Рудольф Нуреев на сцене и в жизни. Превратности судьбы. | страница 65
Позже в том же году во время белых ночей, когда в городе светло с сумерек до рассвета, они репетировали свой торжественный выход в жете>377 на широкой площади перед Зимним дворцом. Его величие было вполне подходящим фоном для обучающихся балетных принцев.
Одноклассники Рудольфа редко высовывались за пределы училища и еще реже проникали в Кировский театр. Но Рудольф не мог подавить любознательность, равно как и следовать примеру других. Когда он не присутствовал в Кировском, то оказывался в Эрмитаже, в филармонии, в Пушкинском или в Горьковском театрах. Он мог высидеть что угодно, вплоть до агитационно-пропагандистских сказок о коллективах, тракторах и с энтузиазмом работающих на них крестьянах. «Не важно, что они говорят, — сказал он сопровождавшему его как-то раз Стефанши. — Меня интересует только их техника». Его увлекали все виды искусства, которые он считал столь же взаимосвязанными, как мириады составляющих Ленинград островов. В первую очередь это относится к двум страстным его увлечениям — музыке и танцу.
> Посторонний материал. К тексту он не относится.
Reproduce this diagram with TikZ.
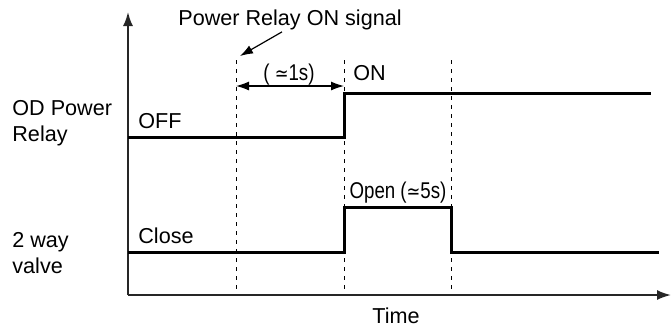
\documentclass[tikz,border=0pt]{standalone}
\usepackage{fontspec}
\setmainfont{Liberation Sans}
\newfontfamily\symfont{DejaVu Sans}
\usetikzlibrary{arrows.meta,positioning}
\newcommand{\approxsym}{{\symfont\fontsize{10}{11}\selectfont ≃}}
\newcommand{\narrow}[1]{\scalebox{0.82}[1]{#1}}

\begin{document}
\begin{tikzpicture}[x=0.5pt,y=-0.5pt,
    axisline/.style={line width=0.9pt,black!85,-{Latex[length=7pt,width=5pt]}},
    sigline/.style={line width=1.5pt,line join=miter},
    markline/.style={line width=0.5pt,dash pattern=on 2.2pt off 2.3pt},
    pointer/.style={line width=0.6pt,-{Latex[length=6.5pt,width=4.5pt]}},
    lbl/.style={inner sep=1pt,font=\fontsize{10.8}{13}\selectfont},
    small/.style={inner sep=1pt,font=\fontsize{11.4}{13}\selectfont}]
  \useasboundingbox (0,0) rectangle (671,329);
  % axes
  \coordinate (O) at (128,295);
  \coordinate (ytop) at (128,12);
  \coordinate (xend) at (671,295);
  \draw[axisline] (O) -- (ytop);
  \draw[axisline] (O) -- (xend);
  % time marks
  \foreach \t/\n in {236/a,344/b,451/c} {
    \coordinate (\n top) at (\t,60);
    \coordinate (\n bot) at (\t,292);
    \draw[markline] (\n top) -- (\n bot);
  }
  % signals
  \draw[sigline] (128,137) -- (344,137) -- (344,93) -- (651,93);
  \draw[sigline] (128,252) -- (344,252) -- (344,207) -- (451,207) -- (451,252) -- (659,252);
  % labels
  \node[lbl,anchor=north west,align=left,inner sep=0pt] (relaylbl) at (12,100) {OD Power\\Relay};
  \node[lbl,anchor=north west,align=left,inner sep=0pt] (valvelbl) at (12,232) {2 way\\valve};
  \node[lbl,anchor=base west] (offlbl) at (136,128) {OFF};
  \node[lbl,anchor=base west] (closelbl) at (136,243) {Close};
  \node[lbl,anchor=base west] (onlbl) at (351,80) {ON};
  \node[small,anchor=base] (openlbl) at (398,198) {\narrow{Open (\approxsym5s)}};
  \node[small,anchor=base] (dtlbl) at (289,80) {\narrow{( \approxsym1s)}};
  \node[lbl,anchor=base] (siglbl) at (290,25) {Power Relay ON signal};
  \node[lbl,anchor=base] (timelbl) at (396,323) {Time};
  % arrows
  \coordinate (sigpt) at (240,56);
  \draw[pointer] ([xshift=-4pt]siglbl.south) -- (sigpt);
  \coordinate (dl) at (236,86);
  \coordinate (dr) at (344,86);
  \draw[pointer,{Latex[length=6.5pt,width=4.5pt]}-{Latex[length=6.5pt,width=4.5pt]}] (dl) -- (dr);
\end{tikzpicture}
\end{document}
Дома по радио музыку передавали главным образом «по случаю смерти какого-нибудь важного деятеля». Но часто посещая филармонию, бывшее Дворянское собрание, где Чайковский и Римский-Корсаков впервые исполняли свои ранние произведения, Рудольф обнаружил, «в какой степени музыка может нести чистую радость, доставлять странное, почти смертельное наслаждение». Он начал также разбираться в музыке. Преклонялся перед Бахом, Бетховеном, из советских композиторов предпочитал Шостаковича и Прокофьева и, кроме Скрябина и Чайковского (исключительно балетная музыка), не любил почти всех русских композиторов, особенно Рахманинова. Его музыка, утверждал Рудольф, «пахнет русскими сарафанами», ее сильный национальный колорит отвращал его.
Жажда экзотики привлекла его к Мении Мартинес, ставшей первым и единственным близким школьным другом Рудольфа. Открытая, непредсказуемая, экспансивная от природы Мартинес была первой в училище кубинской ученицей. Мения в обтягивающих бриджах, со светло-каштановыми кудрявыми волосами, выбивающимися из-под заколок, наигрывала на гитаре кубинские песни, порой и без аккомпанемента танцевала босиком в спальнях. «Она показывала афро-кубинские танцы, и всем девочкам хотелось ей подражать», — вспоминает Татьяна Легат. Будучи одаренной певицей с контральто, Мартинес регулярно давала концерты в училище, а вскоре стала появляться и в Доме культуры Первой пятилетки, напротив Кировского театра. «Поющая танцовщица была невероятным явлением в те времена, — замечает Никита Долгушин, через четыре десятилетия живо вспоминая Мартинес. — Она делала особый макияж, который мы считали западным. Обводка ее глаз не имела ничего общего с нашими черточками на веках. Она носила эффектные серьги, плотно обтягивающие кубинские платья с оборками». Ее тропическое происхождение интриговало Рудольфа. Она часто надевала по две кофты и никогда не снимала теплые гетры в балетном классе — такой привилегией никто из учеников не пользовался. Тот факт, что Мения говорила по-русски с запинками и с испанским акцентом, добавлял ей привлекательности. «Она была сумасшедшая и не такая, как все. Рудольфу это нравилось», — говорит тоже очарованный ею Стефанши.